And yes a slushy is ok as a treat but still too much sugar and colouring for anything other than birthdays and christmas. This can make kids annoyingly loud and boisterous. Home made juice pops or juice slushies are much better.

But in conclusion, you can safely assume that passive agressive bitches are just being bitchy.

Robertson said :

Pitchka said :

Robertson said :

My children dine on good, wholesome food, preferably bought in-season or on-special. The cost per meal varies, but would usually be somewhere between 75c and $4.

If I felt like spending close to $10 feeding them, then yes, I would by an expensive cut of meat and make a delicious meal of it.

People who spend big wads of cash buying the tasteless and barely-edible garbage on offer at McDonalds are displaying an extremely poor decision-making ability.

That’s pretty harsh. I wish I had the mental and physical energy to prepare home cooked, nutritious meals at home EVERY NIGHT, but sometimes I am so tired from looking after the family that I relent and allow McDonald’s. Not very often, but every now and then. The kids love it and have a good time, so what’s the problem? Better to stay sane than worry about the odd meal of ‘barely-edible garbage’ that your kids must ‘endure’ (or should I say ‘relish’).

Macca’s brings out the best in parents, I find.
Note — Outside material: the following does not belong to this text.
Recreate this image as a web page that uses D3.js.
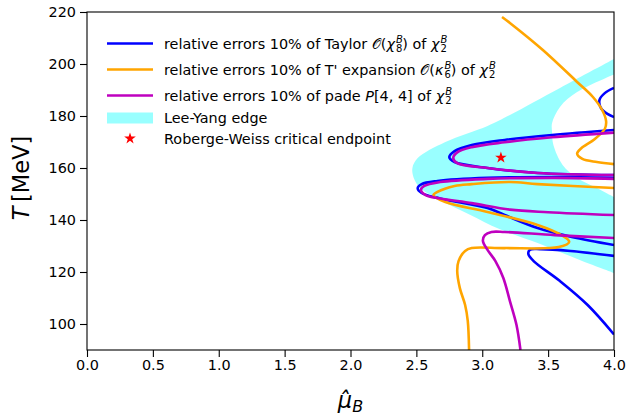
<!DOCTYPE html>
<html>
<head>
<meta charset="utf-8">
<script src="https://cdn.jsdelivr.net/npm/d3@7"></script>
<style>
    body { margin: 0; background: #fff; }
    text { font-family: "DejaVu Sans", sans-serif; }
</style>
</head>
<body>
<script>
//data, [muB, T]
//lee-yang edge band (outer and inner boundary)
var leeYangOuter = [[4.0,201.9],[3.59,190.8],[3.21,180.4],[3.04,176.2],[2.72,170.0],[2.51,163.8],[2.47,160.0],[2.48,156.2],[2.53,152.3],[2.68,147.7],[2.91,141.9],[3.13,136.5],[3.44,130.8],[3.74,124.6],[4.0,119.6]];
var leeYangInner = [[4.0,196.0],[3.72,189.2],[3.59,183.5],[3.53,177.3],[3.53,173.8],[3.54,168.8],[3.61,161.2],[3.72,156.2],[3.87,152.3],[4.0,148.8]];

//taylor O(chi8) contours
var taylorArc = [[4.0,190.8],[3.93,188.8],[3.89,186.2],[3.90,183.1],[3.95,180.8],[4.0,179.6]];
var taylorLoopA = [[4.0,174.6],[3.53,172.7],[3.17,170.8],[2.92,168.8],[2.79,166.5],[2.75,164.2],[2.79,162.3],[3.04,160.0],[3.42,158.1],[4.0,157.3]];
var taylorLoopB = [[4.0,156.2],[3.55,156.5],[3.04,156.2],[2.66,155.0],[2.54,153.8],[2.51,152.3],[2.54,150.4],[2.68,148.3],[3.04,144.6],[3.17,141.9],[3.42,136.9],[3.68,133.5],[4.0,130.4]];
var taylorLoopC = [[4.0,126.2],[3.67,128.1],[3.44,128.8],[3.36,128.5],[3.35,126.9],[3.39,124.2],[3.59,116.5],[3.80,107.3],[4.0,96.0]];

//T' expansion O(kappa6) contours
var tPrimeTop = [[3.15,218.1],[3.21,215.8],[3.46,205.4],[3.72,193.1],[3.84,187.3],[3.91,182.3],[3.94,178.0],[3.93,175.0],[3.85,171.0],[3.75,167.5],[3.72,165.5],[3.76,163.5],[3.87,162.3],[4.0,161.5]];
var tPrimeLoop = [[4.0,152.3],[3.42,153.8],[3.21,154.6],[2.92,153.8],[2.79,153.1],[2.66,150.8],[2.63,149.6],[2.72,146.9],[3.04,143.1],[3.42,138.1],[3.60,134.2],[3.66,131.6],[3.58,129.6],[3.17,129.2],[2.92,129.2],[2.87,128.1],[2.82,124.2],[2.81,120.4],[2.83,113.8],[2.87,107.3],[2.89,101.2],[2.90,90.0]];

//pade P[4,4] contours
var padeLoopA = [[4.0,173.6],[3.53,171.8],[3.17,169.9],[2.92,168.0],[2.81,166.0],[2.78,163.8],[2.81,161.9],[3.04,160.0],[3.42,158.1],[4.0,157.3]];
var padeLoopB = [[4.0,155.8],[3.55,156.2],[3.04,155.8],[2.68,154.6],[2.56,153.1],[2.535,151.5],[2.57,149.6],[2.68,148.3],[2.92,146.5],[3.21,144.0],[3.5,143.0],[4.0,141.9]];
var padeLoopD = [[4.0,133.1],[3.55,134.2],[3.17,135.4],[3.07,135.4],[3.02,134.2],[3.005,132.0],[3.04,128.5],[3.10,124.2],[3.16,117.7],[3.21,108.8],[3.26,99.6],[3.29,90.0]];

//roberge-weiss endpoint
var rwPoint = [3.1416, 164.0];

//axes
var xTicks = [0, 0.5, 1, 1.5, 2, 2.5, 3, 3.5, 4];
var yTicks = [100, 120, 140, 160, 180, 200, 220];

//legend labels, pieces of [text, kind]
var legendLabels = [
    [["relative errors 10% of Taylor ","n"],["\u{1D4AA}","n"],["(","n"],["\u03C7","i"],["B","sup"],["8","sub"],[")","n"],[" of ","n"],["\u03C7","i"],["B","sup"],["2","sub"]],
    [["relative errors 10% of T' expansion ","n"],["\u{1D4AA}","n"],["(","n"],["\u03BA","i"],["B","sup"],["6","sub"],[")","n"],[" of ","n"],["\u03C7","i"],["B","sup"],["2","sub"]],
    [["relative errors 10% of pade ","n"],["P","i"],["[4, 4]","n"],[" of ","n"],["\u03C7","i"],["B","sup"],["2","sub"]],
    [["Lee-Yang edge","n"]],
    [["Roberge-Weiss critical endpoint","n"]]
];

(function(){

    window.onload = setChart();

    function setChart(){

        var width = 627,
            height = 417;

        var margin = {left: 87, right: 13, top: 12, bottom: 67};

        var svg = d3.select("body")
            .append("svg")
            .attr("width", width)
            .attr("height", height);

        var x = d3.scaleLinear()
            .domain([0, 4])
            .range([margin.left, width - margin.right]);

        var y = d3.scaleLinear()
            .domain([90, 220])
            .range([height - margin.bottom, margin.top]);

        //clip to the axes box
        svg.append("clipPath")
            .attr("id", "plotClip")
            .append("rect")
            .attr("x", x(0))
            .attr("y", y(220))
            .attr("width", x(4) - x(0))
            .attr("height", y(90) - y(220));

        var plot = svg.append("g")
            .attr("clip-path", "url(#plotClip)");

        var line = d3.line()
            .x(function(d){ return x(d[0]); })
            .y(function(d){ return y(d[1]); })
            .curve(d3.curveCatmullRom.alpha(0.5));

        //lee-yang band, outer ring minus inner ring
        plot.append("path")
            .attr("d", line(leeYangOuter) + "Z" + line(leeYangInner) + "Z")
            .attr("fill", "cyan")
            .attr("fill-opacity", 0.4)
            .attr("fill-rule", "evenodd");

        var series = [
            {color: "#0000ff", lines: [taylorArc, taylorLoopA, taylorLoopB, taylorLoopC]},
            {color: "#ffa500", lines: [tPrimeTop, tPrimeLoop]},
            {color: "#bf00bf", lines: [padeLoopA, padeLoopB, padeLoopD]}
        ];

        series.forEach(function(s){
            plot.selectAll(null)
                .data(s.lines)
                .enter()
                .append("path")
                .attr("d", line)
                .attr("fill", "none")
                .attr("stroke", s.color)
                .attr("stroke-width", 2.6)
                .attr("stroke-linejoin", "round");
        });

        var star = d3.symbol().type(d3.symbolStar).size(42);

        plot.append("path")
            .attr("d", star)
            .attr("transform", "translate(" + x(rwPoint[0]) + "," + y(rwPoint[1]) + ")")
            .attr("fill", "red");

        setAxes(svg, x, y);
        setLegend(svg, star);
    };

    function setAxes(svg, x, y){
        //frame
        svg.append("rect")
            .attr("x", x(0))
            .attr("y", y(220))
            .attr("width", x(4) - x(0))
            .attr("height", y(90) - y(220))
            .attr("fill", "none")
            .attr("stroke", "#000")
            .attr("stroke-width", 1.1);

        var xAxis = svg.append("g")
            .attr("transform", "translate(0," + y(90) + ")")
            .call(d3.axisBottom(x)
                .tickValues(xTicks)
                .tickFormat(d3.format(".1f"))
                .tickSize(7)
                .tickPadding(3));

        var yAxis = svg.append("g")
            .attr("transform", "translate(" + x(0) + ",0)")
            .call(d3.axisLeft(y)
                .tickValues(yTicks)
                .tickSize(7)
                .tickPadding(4));

        [xAxis, yAxis].forEach(function(a){
            a.select(".domain").remove();
            a.selectAll(".tick line").attr("stroke", "#000").attr("stroke-width", 1.1);
            a.selectAll(".tick text")
                .attr("fill", "#000")
                .style("font-family", "DejaVu Sans")
                .style("font-size", "14.4px");
        });

        //x label: mu hat sub B
        var xl = svg.append("text")
            .attr("x", (x(0) + x(4)) / 2)
            .attr("y", 408)
            .attr("text-anchor", "middle")
            .style("font-size", "22.5px");
        xl.append("tspan").style("font-style", "italic").text("\u03BC\u0302");
        xl.append("tspan").attr("dy", 4).style("font-style", "italic").style("font-size", "16px").text("B");

        //y label
        var yl = svg.append("text")
            .attr("transform", "translate(29," + ((y(90) + y(220)) / 2 - 3) + ") rotate(-90)")
            .attr("text-anchor", "middle")
            .style("font-size", "22.5px");
        yl.append("tspan").style("font-style", "italic").text("T");
        yl.append("tspan").text("\u2009[MeV]");
    };

    function setLegend(svg, star){
        var rows = [43.5, 69.5, 95.5, 118, 138.5];
        var textX = 164;

        //handles
        [["#0000ff", 0], ["#ffa500", 1], ["#bf00bf", 2]].forEach(function(h){
            svg.append("line")
                .attr("x1", 107).attr("x2", 153)
                .attr("y1", rows[h[1]]).attr("y2", rows[h[1]])
                .attr("stroke", h[0])
                .attr("stroke-width", 2.6);
        });

        svg.append("rect")
            .attr("x", 107).attr("y", rows[3] - 5.5)
            .attr("width", 46).attr("height", 11)
            .attr("fill", "cyan")
            .attr("fill-opacity", 0.4);

        svg.append("path")
            .attr("d", star)
            .attr("transform", "translate(130," + rows[4] + ")")
            .attr("fill", "red");

        legendLabels.forEach(function(pieces, i){
            var base = rows[i] + 5;
            var t = svg.append("text")
                .attr("x", textX)
                .attr("y", base)
                .style("font-size", "14.4px")
                .attr("fill", "#000");

            var supLen = 0;
            pieces.forEach(function(p){
                var ts = t.append("tspan").text(p[0]);
                if (p[1] == "i"){
                    ts.attr("y", base).style("font-style", "italic");
                } else if (p[1] == "sup"){
                    ts.attr("y", base - 6).attr("dx", 1).style("font-size", "10px").style("font-style", "italic");
                    supLen = ts.node().getComputedTextLength();
                } else if (p[1] == "sub"){
                    ts.attr("y", base + 3).attr("dx", -supLen).style("font-size", "10px");
                    var subLen = ts.node().getComputedTextLength();
                    //next piece starts after the wider of sup and sub
                    t.append("tspan").attr("y", base).attr("dx", Math.max(0, supLen - subLen) + 1).text("");
                } else {
                    ts.attr("y", base);
                }
            });
        });
    };

})();
</script>
</body>
</html>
I remember being honked at by a mum with kids as I was crossing the entrance to Dickson Macca’s carpark with a group of mates during a free period at College. We were just walking along the footpath and we had right of way so I gave her the finger told her what I thought of her. Maybe it’s not the thing to do in front of kids but I was still a kid then too, technically, but her reaction (following us down the road in her soccer-mum SUV yelling at us not “f***ing swear in front of [her] ****ing kids”) was priceless. At least I was assured that any damage my actions might done to the kids in the back had already been done by Mummy Dearest, but still, people are crazy.

Just one of those post that brings out the ‘haters will hate’ kind of posters, hey.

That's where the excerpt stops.